Les putains aussi faisaient pitié, mais dans un autre genre. Certaines étaient de vraies teignes, des louves acides et dangereuses qui n’hésitaient pas à détrousser les clients ou à éborgner à coups d’ongles un mauvais payeur ; elles insultaient copieusement les mâles qui refusaient leurs avances, les traitaient de pédés, de lopettes, d’impuissants. La plupart venaient d’Afrique, mais il y avait aussi quelques Roumaines et même une ou deux Espagnoles, dont celle qui était assise sous un porche à l’entrée de la rue, Maria, un peu la concierge de notre palais. Maria avait la quarantaine, plutôt ronde, assez souriante, pas très jolie mais sympathique ; elle était assise là devant sa porte tous les après-midi et tous les soirs ; elle écartait les jambes et nous montrait son string en nous appelant ses petits chéris quand on passait devant elle : je répondais toujours poliment bonjour Maria en matant vite fait son con, ça ne faisait de mal à personne, c’étaient des relations de bon voisinage. Je n’ai jamais osé monter avec elle — à cause de la différence d’âge, d’abord, qui m’intimidait, et du souvenir de Zahra la petite pute de Tanger qui m’attristait.
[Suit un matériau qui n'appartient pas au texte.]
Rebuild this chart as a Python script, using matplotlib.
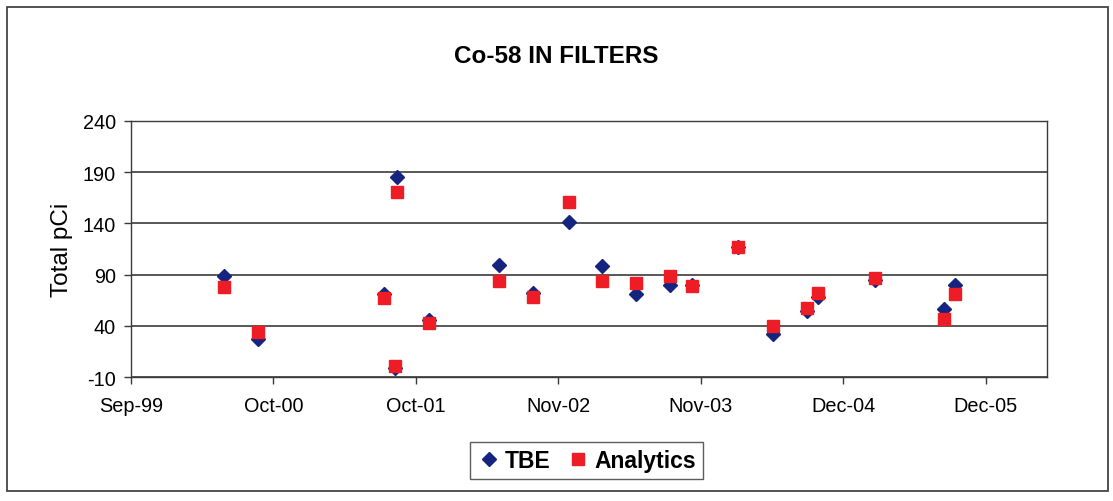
import numpy as np
import pandas as pd
import matplotlib
matplotlib.use("Agg")
import matplotlib.pyplot as plt
import matplotlib.dates as mdates
from matplotlib.patches import Rectangle

# ---- data ----
dates = ['2000-05-26', '2000-08-23', '2001-07-26', '2001-08-25', '2001-08-29',
         '2001-11-24', '2002-05-28', '2002-08-28', '2002-11-30', '2003-02-26',
         '2003-05-29', '2003-08-27', '2003-10-26', '2004-02-26', '2004-05-27',
         '2004-08-26', '2004-09-25', '2005-02-24', '2005-08-26', '2005-09-25']
tbe = [89, 27, 71, -1, 185, 46, 99, 72, 141, 98,
       71, 80, 80, 117, 32, 54, 68, 85, 56, 80]
analytics = [78, 34, 67, 1, 171, 43, 84, 68, 161, 84,
             82, 89, 79, 117, 40, 57, 72, 87, 47, 71]
series_names = ['TBE', 'Analytics']
title = 'Co-58 IN FILTERS'
ylabel = 'Total pCi'
y_ticks = [-10, 40, 90, 140, 190, 240]
x_start = '1999-09-20'
x_end = '2006-05-29'
x_tick_step_days = 380

plt.rcParams['font.family'] = ['Liberation Sans', 'DejaVu Sans']
plt.rcParams['axes.unicode_minus'] = False

fig = plt.figure(figsize=(11.13, 5.02), dpi=100)
ax = fig.add_axes([0.1177, 0.247, 0.823, 0.510])

x = pd.to_datetime(dates)
navy = '#15247e'
red = '#ee1c25'
ax.plot(x, tbe, linestyle='none', marker='D', markersize=7.0, color=navy,
        markeredgecolor=navy, label=series_names[0], zorder=3)
ax.plot(x, analytics, linestyle='none', marker='s', markersize=9.3, color=red,
        markeredgecolor=red, label=series_names[1], zorder=4)

start = pd.Timestamp(x_start)
xticks = [start + pd.Timedelta(days=int(k * x_tick_step_days)) for k in range(7)]
ax.set_xlim(start, pd.Timestamp(x_end))
ax.set_xticks(xticks)
ax.xaxis.set_major_formatter(mdates.DateFormatter('%b-%y'))

ax.set_ylim(y_ticks[0], y_ticks[-1])
ax.set_yticks(y_ticks)
ax.yaxis.grid(True, color='#2a2a2a', linewidth=1.1)
ax.set_axisbelow(True)

for s in ax.spines.values():
    s.set_color('#3a3a3a')
    s.set_linewidth(1.0)

ax.tick_params(axis='both', labelsize=14.3, colors='black', direction='out',
               length=5, width=1, color='#3a3a3a')
ax.tick_params(axis='x', pad=9)
ax.tick_params(axis='y', pad=6)

ax.set_ylabel(ylabel, fontsize=17.5, labelpad=7)

fig.text(0.5, 0.888, title, ha='center', va='center', fontsize=17.5,
         fontweight='bold')

leg = fig.legend(loc='center', bbox_to_anchor=(0.527, 0.08), ncol=2,
                 prop={'size': 16.5, 'weight': 'bold'}, frameon=True,
                 fancybox=False, handletextpad=0.2, columnspacing=0.7,
                 handlelength=1.0, borderpad=0.3, markerscale=1.0)
leg.get_frame().set_edgecolor('#333333')
leg.get_frame().set_linewidth(1.0)

fig.patches.append(Rectangle((0.0065, 0.02), 0.989, 0.965, transform=fig.transFigure,
                             fill=False, edgecolor='#444444', linewidth=1.3))

fig.savefig('out.png', dpi=100)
La plupart des clients réguliers étaient des immigrés, des étrangers fauchés qui marchandaient le prix de la passe, ce qui faisait hurler Maria : elle crachait par terre en gueulant comme un veau mais va donc voir les négresses, à ce prix-là ! Dans le cul aussi, c’était la crise, faut croire. Maria vivait avec un type qui était camionneur, ou marin, je ne sais plus — en tout cas il n’était pas là souvent. Les Africaines avaient des macs, des mafieux à qui elles avaient vendu leur corps dès leur pays d’origine, pour le prix du passage en Europe : j’ignore combien de temps elles devaient se faire mettre par les pauvres et les touristes avant de retrouver leur liberté — si elles la retrouvaient un jour.
Il y avait aussi un réparateur de vélos, un entrepôt de volailler, des frigos clandestins pour les Pakis vendeurs de bières, des entrepôts de roses pour les Pakis vendeurs de roses, des familles de Marocains pauvres, des familles de Bengalis pauvres, de vieilles dames espagnoles (qui connaissaient le quartier depuis avant-guerre et expliquaient qu’à part la nationalité des putains et des voleurs peu de choses avaient changé) et de jeunes clandestins comme nous, pour la plupart marocains, certains mineurs, des gosses qui traînaient dans l’attente d’un mauvais coup pour se désennuyer autant que pour se faire un peu de blé : dépouiller les touristes, leur vendre du faux hasch ou tirer un vélo.